If the whole of the unascertained duties were credited to the government, then the warrants drawn to reimburse the collector for the payment of the excess should not be charged in his customs account. If the credit was for the net or actual duties only, then it would be proper to charge them. How this may be, it is impossible to say from any thing in the record. An examination at the Treasury Department would, doubtless, have removed any difficulty in the account.

Another item claimed by the defendant, and rejected by the court, is a charge of $ 1,063.84 deducted from the maximum compensation for the year 1838, the service having commenced on the 29th day of March in that year, when he entered upon the duties of his office. The defendant claimed compensation for the entire year.

The act of 1838, already referred to in another branch of this case, which provided for the compensation of the collector for the year, made it virtually a salary office, with the addition of his share of the fines, penalties, and forfeitures, and the pro rata allowance, therefore, for the portion of the year the defendant held an office was all that could be legally claimed. The case is distinguishable from that of The United States v.
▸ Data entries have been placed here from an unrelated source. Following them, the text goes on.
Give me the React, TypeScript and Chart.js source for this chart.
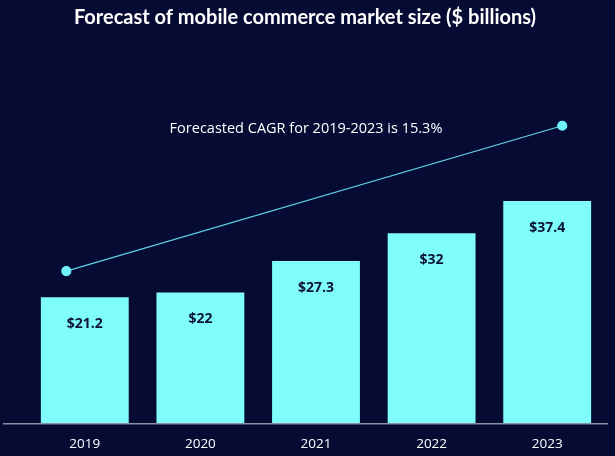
import React, { useEffect, useRef } from "react";
import { Chart, registerables } from "chart.js";

Chart.register(...registerables);

const title = "Forecast of mobile commerce market size ($ billions)";
const years = ["2019", "2020", "2021", "2022", "2023"];
const marketSize = [21.2, 22, 27.3, 32, 37.4];
const valueLabels = ["$21.2", "$22", "$27.3", "$32", "$37.4"];
// trend line endpoints: position along the year axis (index units) and value
const trendX = [-0.16, 4.13];
const trendY = [25.6, 50.1];
const cagrNote = "Forecasted CAGR for 2019-2023 is 15.3%";

const BG = "#060b33";
const BAR = "#7ffcfc";

export default function App() {
  const ref = useRef<HTMLCanvasElement | null>(null);
  useEffect(() => {
    document.body.style.margin = "0";
    const canvas = ref.current!;
    const decor = {
      id: "decor",
      beforeDraw(chart: any) {
        const { ctx, width, height } = chart;
        ctx.save();
        ctx.fillStyle = BG;
        ctx.fillRect(0, 0, width, height);
        ctx.fillStyle = "#ffffff";
        ctx.font = "bold 20px Lato";
        ctx.textAlign = "center";
        ctx.textBaseline = "middle";
        ctx.fillText(title, 305, 18);
        ctx.restore();
      },
      afterDatasetsDraw(chart: any) {
        const { ctx, chartArea } = chart;
        ctx.save();
        const meta = chart.getDatasetMeta(0);
        ctx.fillStyle = "#0b1238";
        ctx.font = "bold 14px 'Open Sans'";
        ctx.textAlign = "center";
        ctx.textBaseline = "middle";
        meta.data.forEach((bar: any, i: number) => {
          ctx.fillText(valueLabels[i], bar.x, bar.y + 27);
        });
        ctx.fillStyle = "#ffffff";
        ctx.font = "13.5px 'Open Sans'";
        const xs = chart.scales.x;
        years.forEach((y, i) => {
          ctx.fillText(y, xs.getPixelForValue(i), chartArea.bottom + 21);
        });
        ctx.strokeStyle = "#8a90a8";
        ctx.lineWidth = 1.5;
        ctx.beginPath();
        ctx.moveTo(3, chartArea.bottom + 0.75);
        ctx.lineTo(608, chartArea.bottom + 0.75);
        ctx.stroke();
        ctx.fillStyle = "#ffffff";
        ctx.font = "14.5px 'Open Sans'";
        ctx.fillText(cagrNote, 306, 129);
        ctx.restore();
      },
    };
    const chart = new Chart(canvas, {
      type: "bar",
      data: {
        datasets: [
          {
            type: "bar",
            data: marketSize.map((v, i) => ({ x: i, y: v })),
            backgroundColor: BAR,
            categoryPercentage: 1,
            barPercentage: 0.76,
            grouped: false,
            order: 2,
          } as any,
          {
            type: "line",
            data: trendX.map((x, i) => ({ x, y: trendY[i] })),
            borderColor: "#5fd3e6",
            borderWidth: 1.2,
            pointBackgroundColor: "#6ff2fa",
            pointBorderColor: "#6ff2fa",
            pointRadius: 4.5,
            order: 1,
          } as any,
        ],
      },
      plugins: [decor],
      options: {
        animation: false,
        responsive: false,
        layout: { padding: { top: 67, left: 27, right: 10, bottom: 33 } },
        plugins: { legend: { display: false }, tooltip: { enabled: false } },
        scales: {
          y: { display: false, min: 0, max: 60 },
          x: {
            type: "linear",
            display: false,
            min: -0.5,
            max: 4.5,
            offset: false,
            afterBuildTicks: (s: any) => {
              s.ticks = years.map((_, i) => ({ value: i }));
            },
          },
        },
      },
    });
    return () => chart.destroy();
  }, []);
  return (
    <div style={{ position: "absolute", left: 0, top: 0, width: 615, height: 456 }}>
      <canvas ref={ref} width={615} height={456} />
    </div>
  );
}
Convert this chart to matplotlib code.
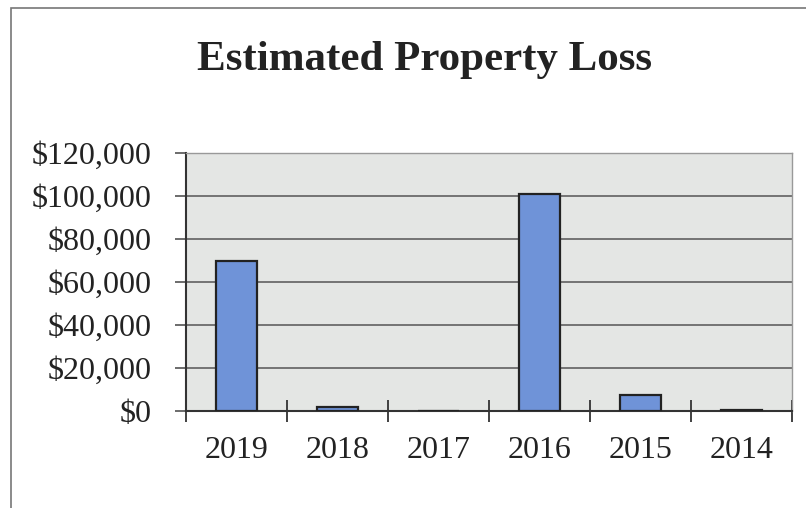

Dickens, 15 Peters, 141.

The question is of no importance now, as it has since been settled by an express act of Congress. (9 Stat. at Large, 3.)

There were some other questions of minor importance presented in the argument, but which, in our judgment, cannot materially affect the result, and need not, therefore, be particularly noticed.

After the best consideration we have been able to give to the case, we are of opinion that the several rulings of the court below were correct, and that the judgment should be affirmed.

Order.

This cause came on to be heard on the transcript of the record from the Circuit Court of the United States for the Southern District of New York, and was argued by counsel. On *144 consideration whereof, it is now here ordered and adjudged by this court, that the judgment of the said Circuit Court in this cause be, and the same is hereby, affirmed, with damages at the rate of six per centum per annum.